The november 5, 1990, space junk reentry in France:

The article below was published in the daily newspaper Sud Ouest, France, on November 9, 1990.



Jean-Pierre Petit: "Weird, weird..."

The official explanations given to explain the phenomenon of Monday evening do not satisfy Jean-Pierre Petit who is passionate about the study of UFOs

Collected by Germain Chambost

Director of research at CNRS, the National Center for Scientific Research, a specialist in general relativity, Jean-Pierre Petit has long been fascinated by UFOs. He has just published a book on this topic (1). A book that tickles a lot of his scientific colleagues, Jean-Pierre Petit does not hesitate to question very freely on this kind of phenomena. The last one, in fact, is not designed to provide indubitable answers to his questions.

- "We are told that it could be a satellite entering the atmosphere. Why not. But the return of a machine of this type does not last three minutes in a row, like Monday night. Or, we should consider the return of several satellites in single file, which is highly unlikely. Especially since the phenomenon occurred from east to west, while the satellites turn and fall from west to east. Finally, their return is never fortuitous, they are tracked.

And no subsequent announcement has even been made by the bodies responsible for monitoring such devices.

- Are we not talking about meteorites, especially among Germans? Including among your fellow astronomers-

Here again, same thought. Some astronomer friends have told me that they have seen meteorite returns, but the phenomenon lasts for ten seconds at most, and the duration of this one surprises them. In addition, it has been visible from Barcelona to Munich and Rome to London, for thousands of kilometers. However, meteorites "burn" from 40 kilometers above sea level.

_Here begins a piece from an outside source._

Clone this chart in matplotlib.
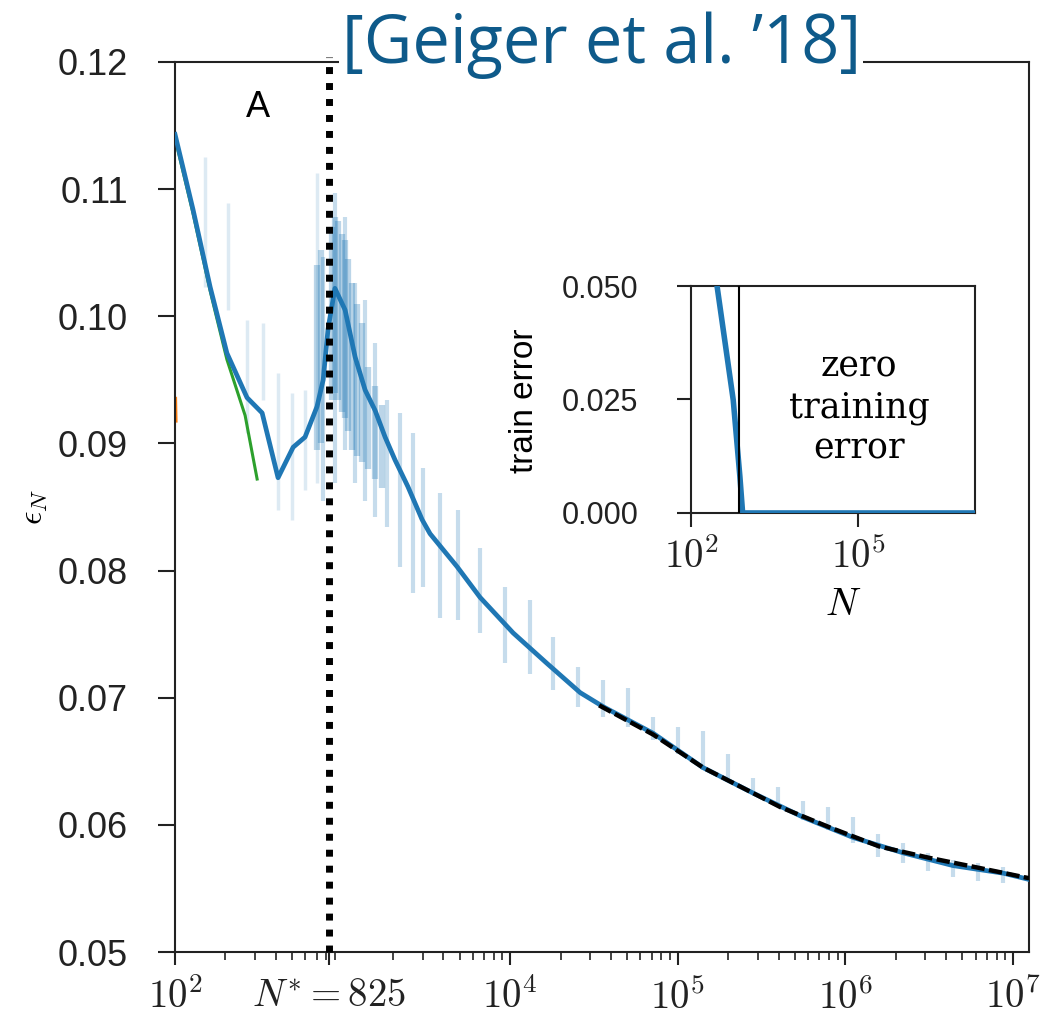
import matplotlib
matplotlib.use("Agg")
import matplotlib.pyplot as plt
from matplotlib.ticker import NullLocator

# test error curve (blue)
n_curve = [100, 128, 162, 204, 269, 331, 412, 507, 597, 704, 766, 819, 900, 1035,
           1188, 1363, 1563, 1794, 2056, 2455, 2985, 3327, 4830, 6610, 10420, 16600,
           26200, 35900, 71500, 142000, 282000, 562000, 1.12e6, 2.22e6, 4.4e6, 8.8e6, 1.26e7]
err_curve = [0.1143, 0.1084, 0.1023, 0.0971, 0.0936, 0.0924, 0.0873, 0.0897, 0.0905,
             0.0929, 0.0950, 0.0990, 0.1022, 0.1005, 0.0968, 0.0942, 0.0926, 0.0905,
             0.0887, 0.0866, 0.0840, 0.0829, 0.0803, 0.0779, 0.0751, 0.0727, 0.0704,
             0.0693, 0.0672, 0.0645, 0.0625, 0.0606, 0.0590, 0.0578, 0.0568, 0.0562, 0.0557]

# green curve, mostly hidden under the blue one
n_green = [100, 128, 162, 204, 262, 309]
err_green = [0.1140, 0.1081, 0.1020, 0.0966, 0.0922, 0.0872]

# black dashed fit at large N
n_fit = [3.4e4, 7.15e4, 1.42e5, 2.82e5, 4.1e5, 8.1e5, 1.6e6, 3.2e6, 6.4e6, 1.26e7]
err_fit = [0.0694, 0.0671, 0.0645, 0.0625, 0.0614, 0.0598, 0.0583, 0.0574, 0.0566, 0.0558]

# spread of individual runs (column N, lowest, highest), sparse part below N*
n_sparse = [151, 207, 269, 335, 412, 500, 597, 704]
sparse_lo = [0.1023, 0.1005, 0.0908, 0.0934, 0.0848, 0.0840, 0.0863, 0.0869]
sparse_hi = [0.1125, 0.1089, 0.0997, 0.0995, 0.0955, 0.0940, 0.0942, 0.1113]

n_runs = [760, 902, 1035, 1188, 1363, 1563,
          1845, 2205, 2636, 3026, 3822, 4894, 6624, 9340,
          13150, 18070, 25470, 35890, 50580, 71380, 100700, 142000, 200000, 282400,
          398100, 561000, 792000, 1.117e6, 1.574e6, 2.22e6, 3.13e6, 4.42e6, 6.22e6, 8.78e6]
runs_lo = [0.0855, 0.0869, 0.0895, 0.0869, 0.0855, 0.0842,
           0.0834, 0.0803, 0.0782, 0.0787, 0.0763, 0.0761, 0.0751, 0.0727,
           0.0719, 0.0706, 0.0693, 0.0685, 0.0677, 0.0667, 0.0656, 0.0643, 0.0637, 0.0625,
           0.0617, 0.0604, 0.0596, 0.0586, 0.0575, 0.0570, 0.0564, 0.0559, 0.0556, 0.0554]
runs_hi = [0.1047, 0.1097, 0.1078, 0.1026, 0.1013, 0.0979,
           0.0934, 0.0924, 0.0908, 0.0881, 0.0861, 0.0848, 0.0818, 0.0787,
           0.0777, 0.0748, 0.0724, 0.0714, 0.0708, 0.0685, 0.0677, 0.0674, 0.0656, 0.0637,
           0.0630, 0.0619, 0.0614, 0.0606, 0.0593, 0.0586, 0.0578, 0.0572, 0.0570, 0.0567]

# dense core of runs around the peak
n_core = [700, 740, 860, 900, 940, 990, 1040, 1080, 1140, 1220, 1300, 1420, 1570, 1730]
core_lo = [0.0895, 0.0900, 0.0934, 0.0940, 0.0934, 0.0925, 0.0920, 0.0910, 0.0895,
           0.0890, 0.0885, 0.0880, 0.0872, 0.0865]
core_hi = [0.1040, 0.1052, 0.1070, 0.1078, 0.1075, 0.1065, 0.1060, 0.1045, 0.1026,
           0.1010, 0.0995, 0.0960, 0.0945, 0.0930]

# inset: training error
n_train = [100, 289, 573, 755, 845, 1.26e7]
err_train = [0.09, 0.0506, 0.0249, 0.0080, 0.0, 0.0]

n_star = 825
y_ticks = [0.05, 0.06, 0.07, 0.08, 0.09, 0.10, 0.11, 0.12]
y_labels = ["0.05", "0.06", "0.07", "0.08", "0.09", "0.10", "0.11", "0.12"]
x_ticks = [1e2, n_star, 1e4, 1e5, 1e6, 1e7]
x_labels = [r"$10^{2}$", r"$N^{*} = 825$", r"$10^{4}$", r"$10^{5}$", r"$10^{6}$", r"$10^{7}$"]

plt.rcParams["font.family"] = ["Liberation Sans", "DejaVu Sans"]
plt.rcParams["mathtext.fontset"] = "cm"

blue = "#1f77b4"
fig = plt.figure(figsize=(10.4, 10.19), dpi=100)
ax = fig.add_axes([0.1683, 0.0657, 0.8211, 0.8735])

ax.vlines(n_sparse, sparse_lo, sparse_hi, colors=blue, alpha=0.15, lw=2.5, zorder=1)
ax.vlines(n_runs, runs_lo, runs_hi, colors=blue, alpha=0.25, lw=3, zorder=1)
ax.vlines(n_core, core_lo, core_hi, colors=blue, alpha=0.3, lw=4.5, zorder=1)
ax.plot([100, 100.6], [0.0935, 0.0918], color="#ff7f0e", lw=3, zorder=2)
ax.plot(n_green, err_green, color="#2ca02c", lw=2.2, zorder=2)
ax.plot(n_curve, err_curve, color=blue, lw=3.4, zorder=3)
ax.plot(n_fit, err_fit, color="black", lw=3.2, ls=(0, (3, 1)), zorder=4)
ax.axvline(n_star, ymin=0, ymax=1.006, color="black", lw=5, ls=(0, (1.0, 1.3)),
           dash_capstyle="butt", clip_on=False, zorder=5)

ax.set_xscale("log")
ax.set_xlim(100, 1.25e7)
ax.set_ylim(0.05, 0.12)
ax.set_yticks(y_ticks)
ax.set_yticklabels(y_labels)
ax.set_xticks(x_ticks)
ax.set_xticklabels(x_labels)
for s in ax.spines.values():
    s.set_linewidth(1.5)
    s.set_color("#222222")
ax.tick_params(axis="y", which="major", length=12, width=1.5, pad=22, labelsize=26,
               colors="#222222")
ax.tick_params(axis="x", which="major", length=9, width=1.5, pad=10, labelsize=28,
               colors="#222222")
ax.tick_params(axis="x", which="minor", length=5.5, width=1.2, colors="#222222")
ax.text(-0.164, 0.5, r"$\epsilon_N$", transform=ax.transAxes, rotation=90,
        ha="center", va="center", fontsize=24)
ax.text(0.097, 0.949, "A", transform=ax.transAxes, ha="center", va="center", fontsize=26)

fig.text(0.578, 0.938, "[Geiger et al. \u201918]", ha="center", va="baseline",
         fontsize=48, family=["Open Sans", "DejaVu Sans"], color="#0e5a8a",
         bbox=dict(facecolor="white", edgecolor="none", pad=2))

# inset with the training error
ax_in = fig.add_axes([0.6644, 0.4966, 0.2731, 0.2227])
ax_in.plot(n_train, err_train, color=blue, lw=4, zorder=3)
ax_in.axvline(730, color="black", lw=1.5, zorder=4)
ax_in.set_xscale("log")
ax_in.set_xlim(100, 1.25e7)
ax_in.set_ylim(0, 0.05)
ax_in.set_yticks([0, 0.025, 0.05])
ax_in.set_yticklabels(["0.000", "0.025", "0.050"])
ax_in.set_xticks([1e2, 1e5])
ax_in.set_xticklabels([r"$10^{2}$", r"$10^{5}$"])
ax_in.xaxis.set_minor_locator(NullLocator())
for s in ax_in.spines.values():
    s.set_linewidth(1.5)
    s.set_color("#222222")
ax_in.tick_params(axis="y", length=10, width=1.5, pad=28, labelsize=22, colors="#222222")
ax_in.tick_params(axis="x", length=10, width=1.5, pad=8, labelsize=28, colors="#222222")
ax_in.text(-0.585, 0.493, "train error", transform=ax_in.transAxes, rotation=90,
           ha="center", va="center", fontsize=24)
ax_in.text(0.535, -0.405, r"$N$", transform=ax_in.transAxes, ha="center", va="center",
           fontsize=28)
ax_in.text(0.592, 0.463, "zero\ntraining\nerror", transform=ax_in.transAxes,
           ha="center", va="center", fontsize=25, family="DejaVu Serif", linespacing=1.25)

fig.savefig("out.png", dpi=100)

With the curvature of the earth, it is scarcely possible that they could be seen to burn away from such distant points. The remark is worth more if it is estimated that the meteor broke into pieces. We could not have seen these from so far. And they would not have been lined up, as witnesses of very good faith have certified to me that they saw the bright "dots" in the sky that night. So, the least we can say is: weird, weird... "

(1) Jean-Pierre Petit, "Enquête sur les OVNIS", Albin Michel publisher.

Note: this is obviously about the atmospheric re-entry of Russian rocket debris on November 5, 1990. Jean-Pierre Petit was right, it was not a meteor. It was also not a satellite reentry. But it was the reentry of rocket debris.